WASHINGTON (Reuters) - The United States has seen evidence that Pakistani militants and affiliated charities are deepening their involvement in flood relief in an effort to win popular support, a senior U.S. official said.
The disclosure follows State Department warnings that insurgents may also be targeting foreign aid workers responding to the floods, and raises the stakes in relief efforts that critics say are moving too slowly.
The worst floods in decades, triggered by unusually heavy monsoon rains more than three weeks ago, have overwhelmed the Pakistani state’s ability to respond.
One major risk is Islamist charities and militants successfully exploiting anger over the government response, even as the United States and international allies rush to deliver additional aid.

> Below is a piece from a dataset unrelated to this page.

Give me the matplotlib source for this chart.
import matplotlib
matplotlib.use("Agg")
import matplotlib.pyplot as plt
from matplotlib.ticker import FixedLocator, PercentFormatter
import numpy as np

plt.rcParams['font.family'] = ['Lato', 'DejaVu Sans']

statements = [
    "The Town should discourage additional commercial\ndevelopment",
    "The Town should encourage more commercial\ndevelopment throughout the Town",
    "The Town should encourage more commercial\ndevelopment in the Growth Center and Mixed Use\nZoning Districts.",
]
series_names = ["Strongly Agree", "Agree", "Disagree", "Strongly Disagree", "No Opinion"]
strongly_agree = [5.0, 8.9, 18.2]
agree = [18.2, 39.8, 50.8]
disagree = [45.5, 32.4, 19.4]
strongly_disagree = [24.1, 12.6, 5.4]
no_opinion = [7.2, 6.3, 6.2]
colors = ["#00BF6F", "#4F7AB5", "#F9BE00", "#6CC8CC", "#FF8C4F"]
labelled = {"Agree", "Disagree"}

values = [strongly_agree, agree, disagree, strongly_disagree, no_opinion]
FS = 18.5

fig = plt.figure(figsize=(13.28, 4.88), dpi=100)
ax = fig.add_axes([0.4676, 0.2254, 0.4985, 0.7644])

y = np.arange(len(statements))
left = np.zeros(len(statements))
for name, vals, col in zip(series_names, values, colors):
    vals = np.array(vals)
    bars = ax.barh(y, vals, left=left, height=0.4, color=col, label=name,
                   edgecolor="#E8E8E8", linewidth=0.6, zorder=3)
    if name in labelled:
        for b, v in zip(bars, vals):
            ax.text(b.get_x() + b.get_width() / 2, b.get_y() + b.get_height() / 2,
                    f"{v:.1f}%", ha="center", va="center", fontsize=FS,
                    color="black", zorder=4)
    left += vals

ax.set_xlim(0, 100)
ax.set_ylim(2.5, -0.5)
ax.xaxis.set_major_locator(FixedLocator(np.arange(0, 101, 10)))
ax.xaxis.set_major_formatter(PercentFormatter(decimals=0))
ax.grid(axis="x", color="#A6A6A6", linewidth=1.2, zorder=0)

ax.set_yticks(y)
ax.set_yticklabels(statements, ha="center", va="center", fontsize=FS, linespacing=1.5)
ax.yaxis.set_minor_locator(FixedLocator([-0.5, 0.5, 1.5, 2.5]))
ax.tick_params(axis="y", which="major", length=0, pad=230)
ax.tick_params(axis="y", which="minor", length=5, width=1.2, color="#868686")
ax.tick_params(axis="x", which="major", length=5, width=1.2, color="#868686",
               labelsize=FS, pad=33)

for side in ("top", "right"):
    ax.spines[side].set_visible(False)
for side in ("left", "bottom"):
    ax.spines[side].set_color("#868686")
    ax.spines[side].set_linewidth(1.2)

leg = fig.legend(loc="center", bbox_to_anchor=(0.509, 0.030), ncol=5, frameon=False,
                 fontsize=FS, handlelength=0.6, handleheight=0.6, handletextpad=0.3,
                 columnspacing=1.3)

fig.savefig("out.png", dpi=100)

The senior official, who spoke on condition of anonymity, said militants were even dispensing money for victims.
“There are certainly clear indications that the insurgents and affiliated groups are trying to use the flood and the relief from the flood to try to gain support for their broader effort of being able to control large parts of Pakistan,” the official said on Thursday.
Pakistan, aware of the risks, last week announced it would clamp down on charities linked to Islamist militant groups.
But, in a sign of how difficult that could be to do in practice, the top U.S. aid official on Wednesday toured a flood victims camp which had also been supplied by a charity with suspected links to a militant group on a U.S. terrorism list.
The camp was in a government school served by Falah-e-Insaniyat, a charity with suspected ties to Lashkar-e-Taiba and its humanitarian wing Jamaat-ud-Dawa, both blacklisted by the United Nations.
Once nurtured by Pakistan’s spy agency to fight India in Kashmir, Lashkar-e-Taiba was blamed for the 2008 attack in the Indian commercial capital Mumbai that killed 166 people.
“They’re delivering aid. They bring money. They bring food,” the official said of the aid efforts by insurgents.
The official acknowledged that the crisis was a lot for Islamabad to absorb, particularly since the country only returned to civilian rule two years ago.
“The scale of the disaster would challenge any government,” the U.S. official said.
Pakistan’s government is expected to ask the International Monetary Fund during talks in Washington this week to ease restrictions on an $11 billion loan program approved in 2008.
Analysts have questioned whether any backlash against Islamabad could also negatively affect efforts by the United States to boost its image in the country, as it tries to win over support for the battle against militants there and in neighboring Afghanistan.
So far, at least, the reaction has been positive, the official said. But he stressed the extent of fallout from the flooding was still unknown, a view echoed by analysts.
“This is likely to unfold over weeks if not months. It is too soon to predict what the political implications are,” said Brian Katulis of the Center for American Progress.
Speculation is rife in Pakistan that the floods may affect the political fortunes of President Asif Ali Zardari, who was criticized for sticking to a European trip while his country was under water.
Former U.S. ambassador to Pakistan, Wendy Chamberlin, cautioned Washington to stay out of any political drama that might unfold and focus on relief efforts.
“Pakistani politics will take its natural course and we should not be involved or play favorites,” said Chamberlin, who is with the Middle East Institute.